To put it simply, the honey-like medium was perfect for painting on wood—a stubborn substrate that naturally flexes and cracks over time.  Moreover, plumbonacrite also imparts a pearlescent effect to the surface on which it is used. 

Scientists also discovered plumbonacrite in another of da Vinci’s Renaissance masterpieces, ‘The Last Supper’, after analyzing 17 microsamples that they took from the surface of the mural. The use of lead-based compounds was not a one-off experiment for da Vinci, since he used it again in the ‘Mona Lisa’ after the creation of the biblical mural.

Leonardo da Vinci’s Painting Technique Might Have Influenced Rembrandt van Rijn

Dutch artist Rembrandt van Rijn is widely known for using the art of chiaroscuro, the interplay of light and dark in his paintings, which ranged from portraits to landscapes, and even historical and mythological scenes. He is also widely known for his impasto technique, in which diluted paint is applied on the canvas in such a way that it stands out from the surface. 

In 2019, a team of French and Dutch scientists used high-resolution X-ray diffraction spectroscopy to investigate microsamples from four Rembrandt paintings. The study revealed that the impasto applied on the canvas of these paintings contained traces of plumbonacrite. This compound has been a staple pigment since the early 20th century, and is used in industries for the production of  "Modern Lead White" pigment. 
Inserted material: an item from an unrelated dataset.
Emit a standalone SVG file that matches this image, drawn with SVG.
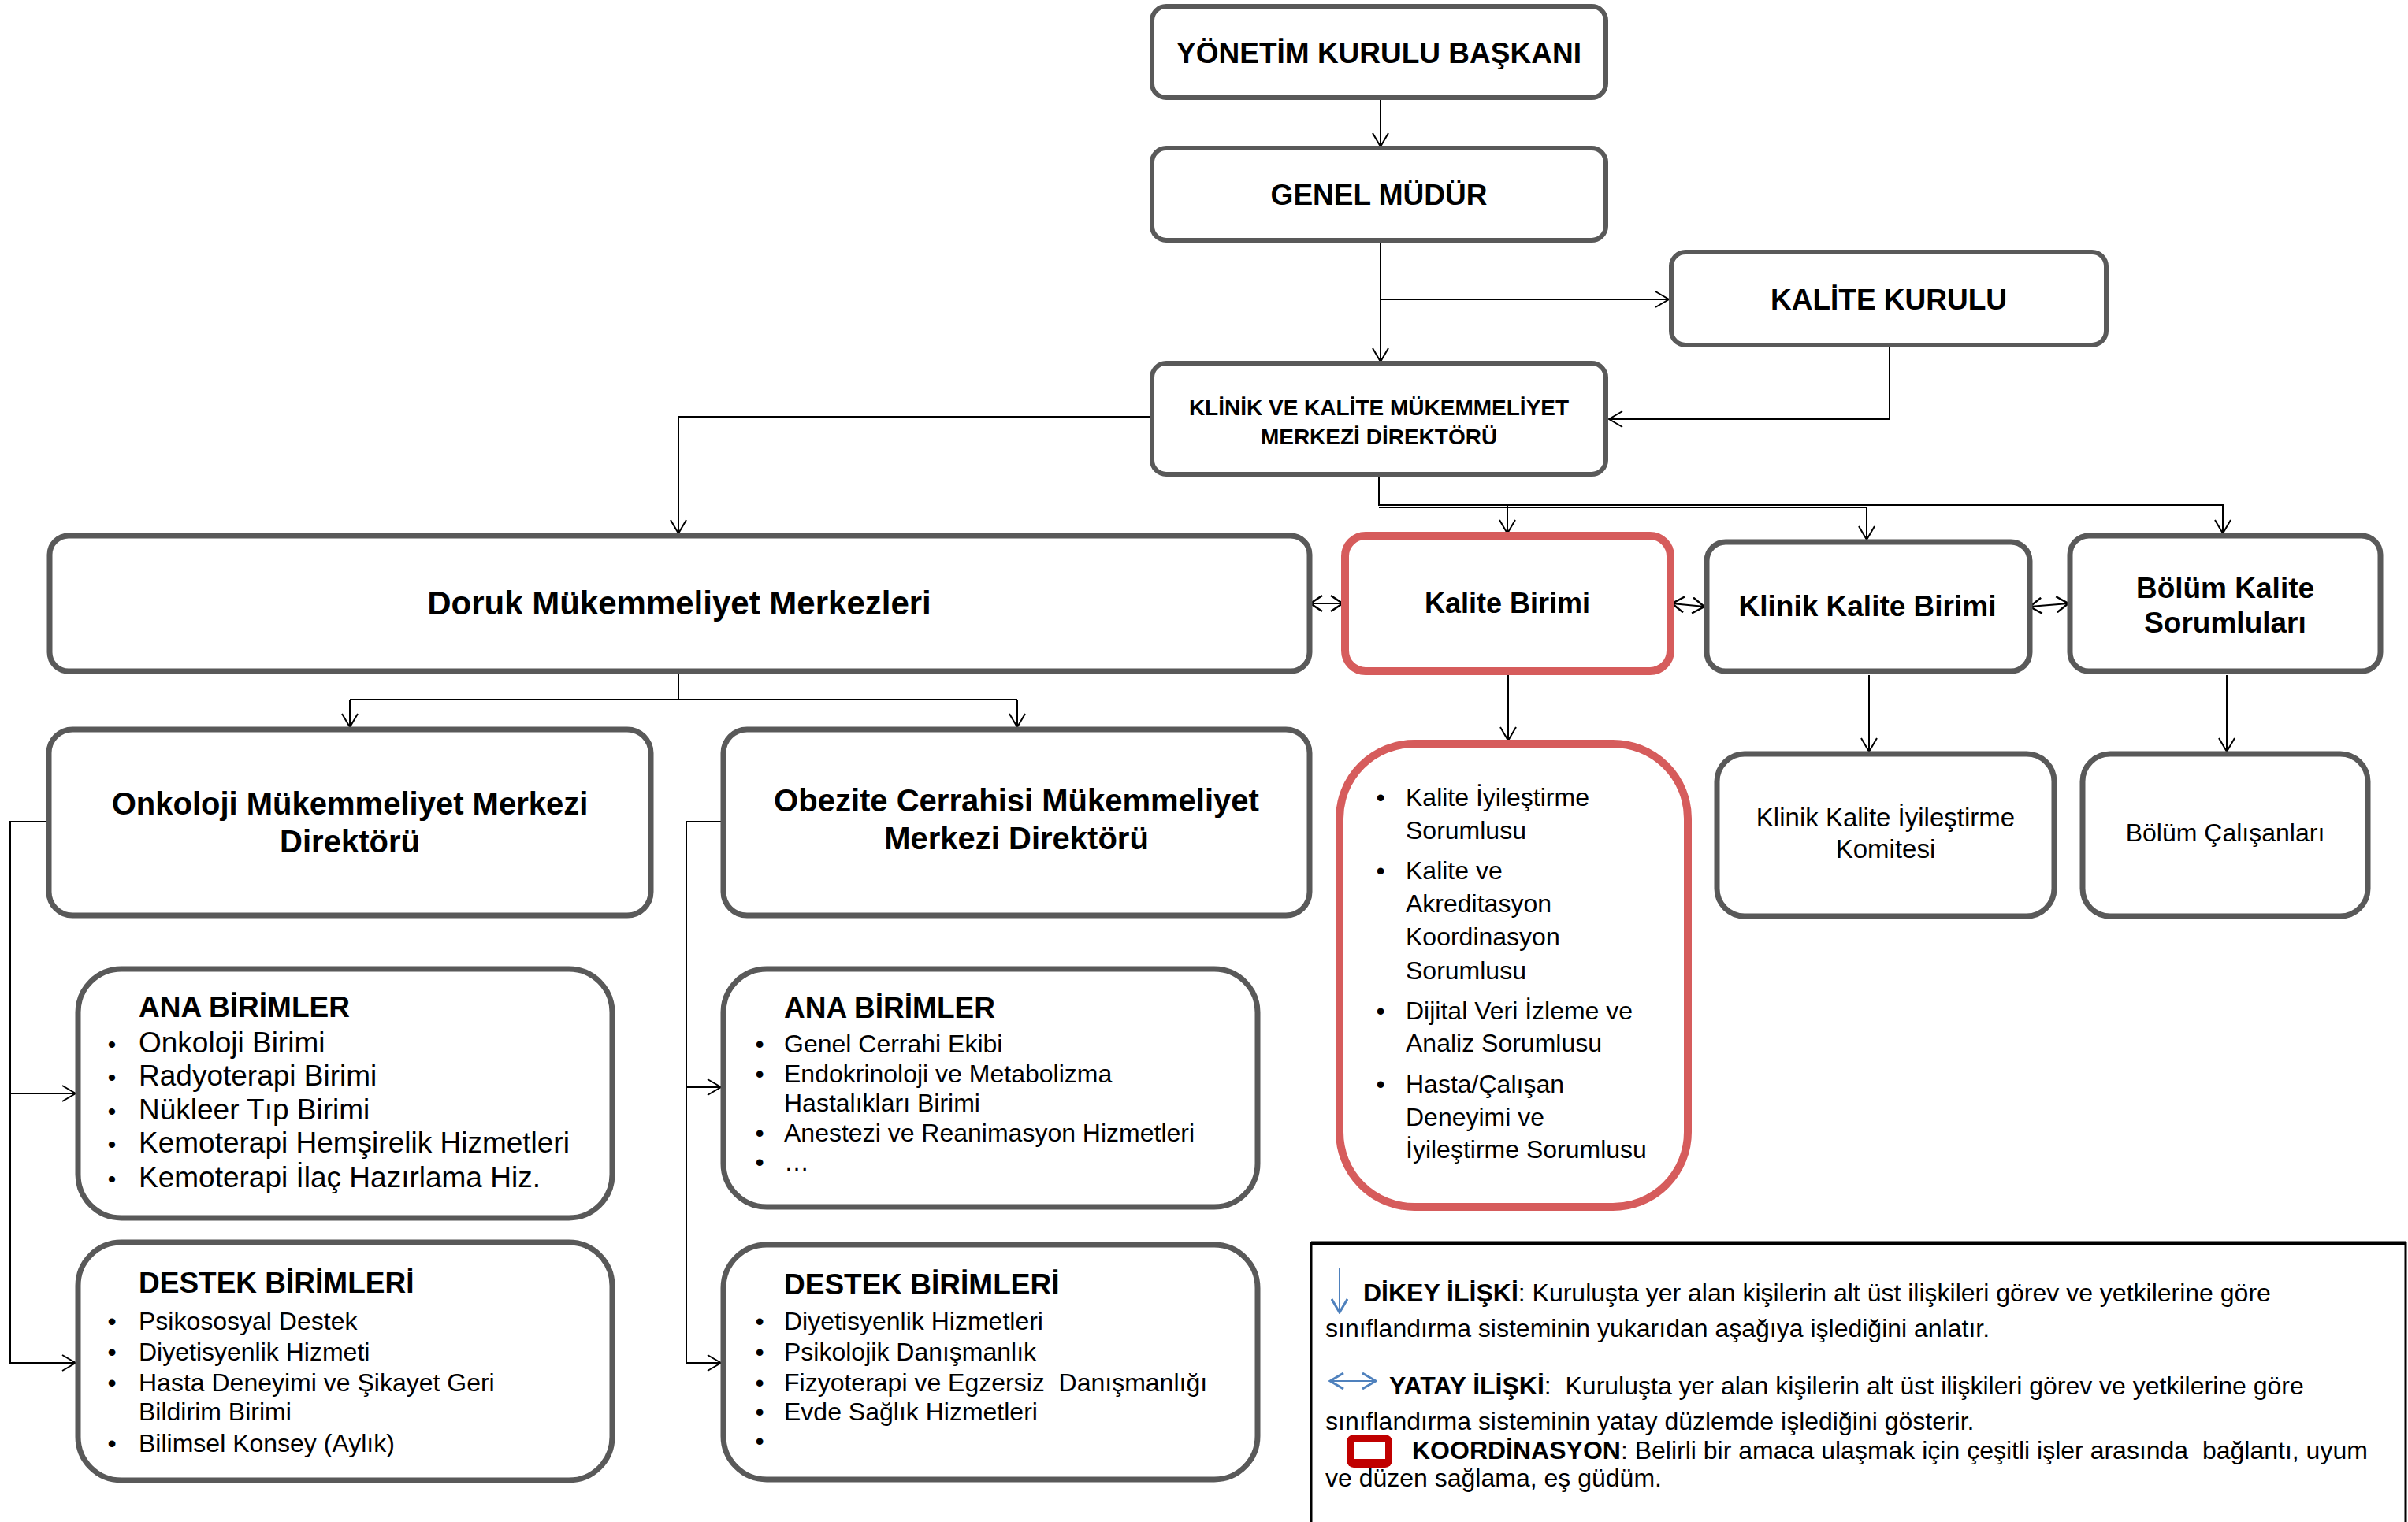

However, before plumbonacrite was discovered in Leonardo da Vinci’s ‘Mona Lisa’ and ‘The Last Supper’, it was believed to have been only used in one pre-20th-century painting, Vincent Van Gogh’s ‘Haystack in Rainy Day’. The study conducted in 2023 on his paintings is proof that da Vinci’s painting technique might have influenced artists like Rembrandt to use lead oxide in their paintings. 

Conservation and Legacy of the ‘Mona Lisa’

While this discovery incites artistic and historical intrigue, it also necessitates adjustments to art restoration strategies. Plumbonacrite, being an unstable compound, makes the ‘Mona Lisa’ even more sensitive to environmental changes such as humidity, temperature fluctuations, and even the air’s composition. More careful cleaning, retouching, or preservation techniques must be adopted to avoid the breakdown of the lead compound or the painting’s discoloration over time. 

The painting’s survival over five centuries despite the presence of this unstable compound on the canvas stands as a testament to its durability. The controlled environment in the Louvre Museum and centuries of careful handling have also aided its preservation. Thanks to new scientific data about the chemical composition at the molecular level, conservators can now monitor degradation risks more precisely and anticipate long-term preservation needs.

Further, the presence of plumbonacrite also gives insight into Leonardo da Vinci’s creative process, establishing the legacy of ‘Mona Lisa’ as one of the most intriguing pieces in the history of art. Each discovery changes how the present and future generations of artists study this painting. 

It also inspires new artists to try a more interdisciplinary approach by blending their knowledge of chemistry and history, just like da Vinci, who carefully engineered his materials to achieve visual effects that were both subtle and structurally sound.